Safety and Health Professionals

Musculoskeletal disorders (MSDs) are a significant problem. But, they could be prevented or greatly reduced by complying with existing safety and health law and following guidance on good practice.


The main features of MSD prevention are already recognised in European directives, Member States regulations and good practice.

Prevention

Risk assessment can help to identify the workplace hazards and who is at risk, to decide on adequate preventive measures and risk monitoring.

Assessment should be based on a holistic approach and the total load on the body should be considered. Normally there is no single factor that causes MSDs — for example, manual handling alone is rarely the cause of back pain: there are many other factors that may contribute to its development, such as stress, vibration, cold and work organisation.

Therefore, it is very important to assess the full range of MSD risks and to address them in a comprehensive way. The risk assessment must be completed by a set of appropriate actions targeted to elimination, where possible, or reduction of the risks to musculoskeletal system. When deciding on preventive actions, a wide range of possible changes should be considered:

  • workplace — for example, can the layout be improved to avoid workers performing tasks requiring high force applications in awkward, static working postures?
  • work equipment — for example, are tools ergonomically designed? Can powered tools be used to reduce the force required for a task? Will the use of such tools increase exposure to hand or arm vibration?
  • workers — they must be trained to increase their awareness of ergonomic factors and to recognise and avoid unsafe working conditions.

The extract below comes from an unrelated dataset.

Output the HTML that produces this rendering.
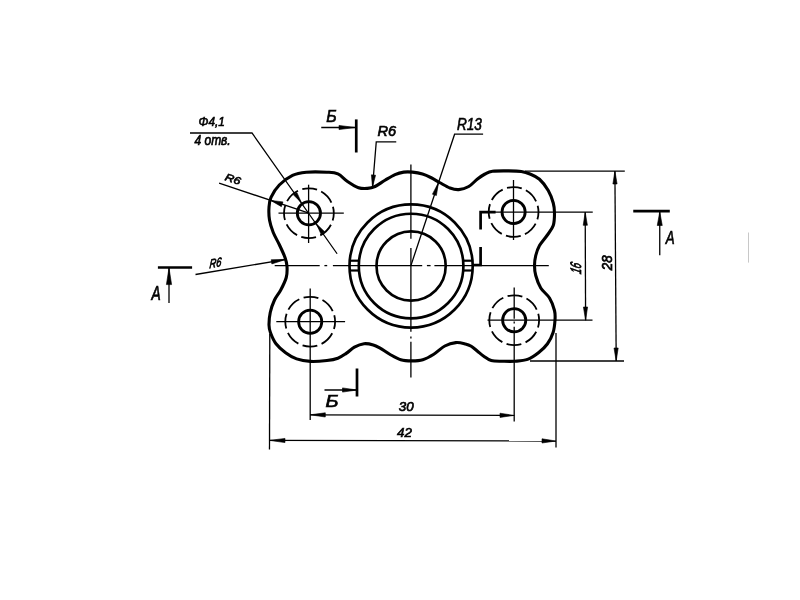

Furthermore, workers must be convinced why it is important to pay attention to prevention and what happens if this is neglected. They should also be made aware of the benefits of adopting good practices and work methods in terms of reduced suffering and no lost wages;
  • work task — one of the most important requirements is to reduce the physical demands of the job by decreasing the levels of force, repetition, awkward postures and/or vibration. This often necessitates the use of new tools or working methods;
  • work management — for example, by planning the work better or implementing safe systems of work. It may be possible to reallocate tasks between workers to reduce repeated motions, forceful hand exertions, and prolonged bending and twisting;
  • at the organisational level —  practical solutions include developing appropriate work/rest ratios to reduce fatigue, organising breaks and rotating jobs. At the corporate level, adoption of a policy to develop a strong safety culture should be promoted to gain higher top-level commitment and involvement in identifying and controlling MSDs risk factors, and to improve safety and surveillance measures.


Attention also needs to be paid to:

  • health surveillance;
  • regular training;
  • employee information and consultation and
  • ergonomic work systems.

As well as prevention, experts also have a role to play in the retention, rehabilitation and reintegration of workers who already suffer from MSDs.